• Set exercise: Return all lines with the word "chart" in them.

──────

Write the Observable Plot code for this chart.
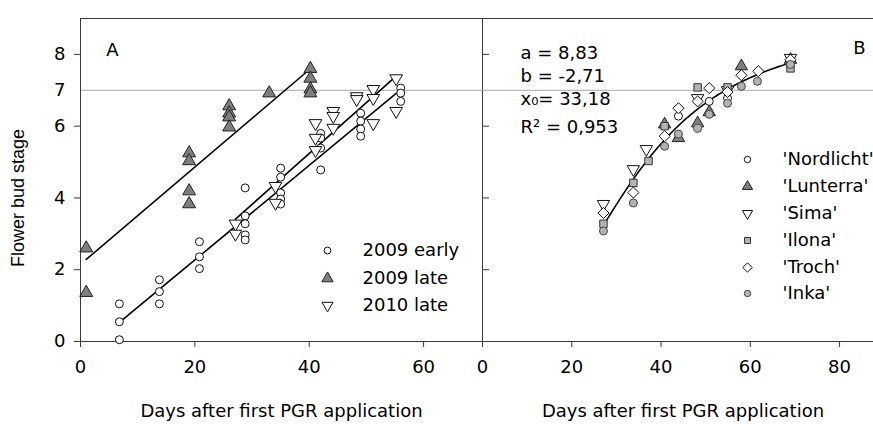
<!DOCTYPE html>
<html><head><meta charset="utf-8">
<script src="https://cdn.jsdelivr.net/npm/d3@7"></script>
<script src="https://cdn.jsdelivr.net/npm/@observablehq/plot@0.6"></script>
<style>
html,body{margin:0;padding:0;background:#fff;}
#chart{position:relative;width:873px;height:424px;overflow:hidden;background:#fff;}
#chart svg{position:absolute;top:0;}
</style></head><body><div id="chart"></div>
<script>
// ---------- Panel A data ----------
const seriesA = ["2009 early", "2009 late", "2010 late"];
const early2009Days  = [6.8,6.8,6.8,13.8,13.8,13.8,20.8,20.8,20.8,28.8,28.8,28.8,28.8,28.8,35,35,35,35,35,42,42,42,42,49,49,49,49,56,56,56];
const early2009Stage = [1.05,0.55,0.05,1.72,1.39,1.05,2.78,2.36,2.03,4.28,3.5,3.28,2.97,2.83,4.83,4.58,4.14,3.97,3.83,5.8,5.67,5.39,4.78,6.36,6.14,5.92,5.72,7.06,6.92,6.69];
const late2009Days   = [1,1,19,19,19,19,26,26,26,26,33,40.2,40.2,40.2,40.2];
const late2009Stage  = [2.6,1.36,5.25,5.03,4.19,3.83,6.56,6.36,6.25,5.97,6.92,7.6,7.33,7.03,6.92];
const late2010Days   = [27.1,27.1,34.1,34.1,41.1,41.1,41.1,44.2,44.2,44.2,48.3,48.3,51.2,51.2,51.2,55.2,55.2];
const late2010Stage  = [3.28,3.0,4.33,3.86,6.08,5.67,5.33,6.42,6.28,5.95,6.83,6.75,7.03,6.78,6.08,7.33,6.42];

// ---------- Panel B data ----------
const cultivars = ["'Nordlicht'", "'Lunterra'", "'Sima'", "'Ilona'", "'Troch'", "'Inka'"];
const nordlichtDays  = [43.9,50.8,54.9,69];
const nordlichtStage = [6.28,6.69,6.78,7.8];
const lunterraDays   = [40.8,43.9,48.2,50.8,58,69];
const lunterraStage  = [6.05,5.67,6.08,6.39,7.67,7.85];
const simaDays       = [27.1,33.8,36.7,48.2,54.9,69];
const simaStage      = [3.83,4.8,5.36,6.78,7.0,7.9];
const ilonaDays      = [27.1,33.8,37.2,40.8,48.2,54.9,69];
const ilonaStage     = [3.28,4.42,5.03,6.0,7.08,7.08,7.61];
const trochDays      = [27.1,33.8,40.8,43.9,48.2,50.8,54.9,58,61.8,69];
const trochStage     = [3.58,4.15,5.72,6.5,6.69,7.06,6.95,7.42,7.53,7.85];
const inkaDays       = [27.1,33.8,40.8,43.9,48.2,50.8,54.9,58,61.6,69];
const inkaStage      = [3.08,3.86,5.44,5.78,5.94,6.33,6.64,7.11,7.25,7.72];

// fitted 3-parameter sigmoid (panel B)
const fitA = 8.83, fitB = -2.71, fitX0 = 33.18, fitR2 = 0.953;
const fitRange = [27.1, 69];

// ticks
const xTicksA = [0, 20, 40, 60];
const xTicksB = [0, 20, 40, 60, 80];
const yTicks = [0, 2, 4, 6, 8];
const refStage = 7;

// ---------- helpers ----------
const zip = (xs, ys) => xs.map((x, i) => ({x, y: ys[i]}));
const triangleDown = {
  draw(context, size) {
    const s3 = Math.sqrt(3);
    const y = -Math.sqrt(size / (s3 * 3));
    context.moveTo(0, -y * 2);
    context.lineTo(-s3 * y, y);
    context.lineTo(s3 * y, y);
    context.closePath();
  }
};
const comma = v => String(v).replace(".", ",");
const FONT = "DejaVu Sans";
const frameColor = "#3a3a3a";
const darkGray = "#7f7f7f", lightGray = "#b3b3b3";

// pixel layout → data (legend / annotation placement only)
const A_X0 = 80, A_X1 = 482, TOP = 18, BOT = 341, A_DOM = 70.3, B_W = 391, B_DOM = 87.6, Y_DOM = 9;
const B_PAD = 40; // room left of panel B for its "0" tick label
const ax = px => (px - A_X0) / (A_X1 - A_X0) * A_DOM;
const bx = px => (px - A_X1) / B_W * B_DOM;
const yy = py => (BOT - py) / (BOT - TOP) * Y_DOM;

const stylesA = [
  {symbol: "circle", fill: "white", stroke: "#111", r: 4},
  {symbol: "triangle", fill: darkGray, stroke: "#222", r: 4.8},
  {symbol: triangleDown, fill: "white", stroke: "#111", r: 4.7}
];
const dataA = [zip(early2009Days, early2009Stage), zip(late2009Days, late2009Stage), zip(late2010Days, late2010Stage)];

const legendRowsA = [250, 278, 305];
const plotA = Plot.plot({
  width: 483, height: 424,
  marginLeft: A_X0, marginRight: 1, marginTop: TOP, marginBottom: 424 - BOT,
  x: {domain: [0, A_DOM]},
  y: {domain: [0, Y_DOM]},
  style: {fontFamily: FONT, fontSize: "18px", color: "#000", background: "transparent"},
  marks: [
    Plot.ruleY([refStage], {stroke: "#a8a8a8", strokeWidth: 1}),
    Plot.frame({stroke: frameColor}),
    Plot.axisX({ticks: xTicksA, tickSize: 6, tickPadding: 13, label: null, stroke: frameColor}),
    Plot.axisY({ticks: yTicks, tickSize: 6, tickPadding: 9, label: null, stroke: frameColor}),
    Plot.axisY({ticks: [refStage], tickSize: 0, tickPadding: 15, label: null}),
    ...dataA.map(d => Plot.linearRegressionY(d, {x: "x", y: "y", stroke: "#000", strokeWidth: 1.6, ci: 0})),
    ...dataA.map((d, i) => Plot.dot(d, {x: "x", y: "y", ...stylesA[i], strokeWidth: 1})),
    // legend
    ...seriesA.map((s, i) => Plot.dot([s], {x: () => ax(327), y: () => yy(legendRowsA[i]), ...stylesA[i], r: stylesA[i].r - 0.6, strokeWidth: 1})),
    Plot.text(seriesA, {x: () => ax(362), y: (d, i) => yy(legendRowsA[i]), text: d => d, textAnchor: "start", fontSize: 18}),
    Plot.text(["A"], {x: () => ax(112), y: () => yy(50), text: d => d, fontSize: 18}),
    Plot.text(["Flower bud stage"], {frameAnchor: "left", rotate: -90, dx: -62, dy: 18, textAnchor: "middle", lineAnchor: "middle", fontFamily: "Liberation Sans", fontSize: 18}),
    Plot.text(["Days after first PGR application"], {frameAnchor: "bottom", dy: 70, textAnchor: "middle", lineAnchor: "middle", fontSize: 18})
  ]
});

// ---------- Panel B ----------
const stylesB = [
  {symbol: "circle", fill: "white", stroke: "#111", r: 4},
  {symbol: "triangle", fill: darkGray, stroke: "#222", r: 4.6},
  {symbol: triangleDown, fill: "white", stroke: "#111", r: 4.6},
  {symbol: "square", fill: lightGray, stroke: "#333", r: 4.2},
  {symbol: "diamond2", fill: "white", stroke: "#111", r: 5},
  {symbol: "circle", fill: lightGray, stroke: "#444", r: 4}
];
const dataB = [
  zip(nordlichtDays, nordlichtStage), zip(lunterraDays, lunterraStage), zip(simaDays, simaStage),
  zip(ilonaDays, ilonaStage), zip(trochDays, trochStage), zip(inkaDays, inkaStage)
];
const curve = d3.range(fitRange[0], fitRange[1] + 0.001, 0.25).map(x => ({x, y: fitA / (1 + Math.pow(x / fitX0, fitB))}));
const eqLines = [`a = ${comma(fitA)}`, `b = ${comma(fitB)}`, `x\u2080= ${comma(fitX0)}`, `R\u00b2 = ${comma(fitR2)}`];
const eqRows = [53, 76, 99, 127];
const legendRowsB = [159, 186, 213, 240, 267, 293];

const plotB = Plot.plot({
  width: B_W + B_PAD, height: 424,
  marginLeft: B_PAD, marginRight: 0, marginTop: TOP, marginBottom: 424 - BOT,
  x: {domain: [0, B_DOM]},
  y: {domain: [0, Y_DOM]},
  style: {fontFamily: FONT, fontSize: "18px", color: "#000", background: "transparent"},
  marks: [
    Plot.ruleY([refStage], {stroke: "#a8a8a8", strokeWidth: 1}),
    Plot.ruleY([0, Y_DOM], {stroke: frameColor}),
    Plot.axisX({ticks: xTicksB, tickSize: 6, tickPadding: 13, label: null, stroke: frameColor}),
    Plot.axisY({ticks: [2, 4, 6, 8], tickSize: -7, tickFormat: () => "", label: null, stroke: frameColor}),
    Plot.line(curve, {x: "x", y: "y", stroke: "#000", strokeWidth: 1.6}),
    ...dataB.map((d, i) => Plot.dot(d, {x: "x", y: "y", ...stylesB[i], strokeWidth: 1})),
    ...cultivars.map((c, i) => Plot.dot([c], {x: () => bx(747), y: () => yy(legendRowsB[i]), ...stylesB[i], r: stylesB[i].r - 0.8, strokeWidth: 1})),
    Plot.text(cultivars, {x: () => bx(782), y: (d, i) => yy(legendRowsB[i]), text: d => d, textAnchor: "start", fontSize: 18}),
    Plot.text(eqLines, {x: () => bx(520), y: (d, i) => yy(eqRows[i]), text: d => d, textAnchor: "start", fontSize: 18}),
    Plot.text(["B"], {x: () => bx(859), y: () => yy(48), text: d => d, fontSize: 18}),
    Plot.text(["Days after first PGR application"], {frameAnchor: "bottom", dy: 70, dx: 5, textAnchor: "middle", lineAnchor: "middle", fontSize: 18})
  ]
});

const chart = document.getElementById("chart");
plotA.style.left = "0px";
plotB.style.left = (A_X1 - B_PAD) + "px";
chart.appendChild(plotA);
chart.appendChild(plotB);
</script>
</body></html>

──────

• Full answer:
Write the Observable Plot code for this chart.
#chart{position:relative;width:873px;height:424px;overflow:hidden;background:#fff;}
#chart svg{position:absolute;top:0;}
</style></head><body><div id="chart"></div>
const chart = document.getElementById("chart");
chart.appendChild(plotA);
chart.appendChild(plotB);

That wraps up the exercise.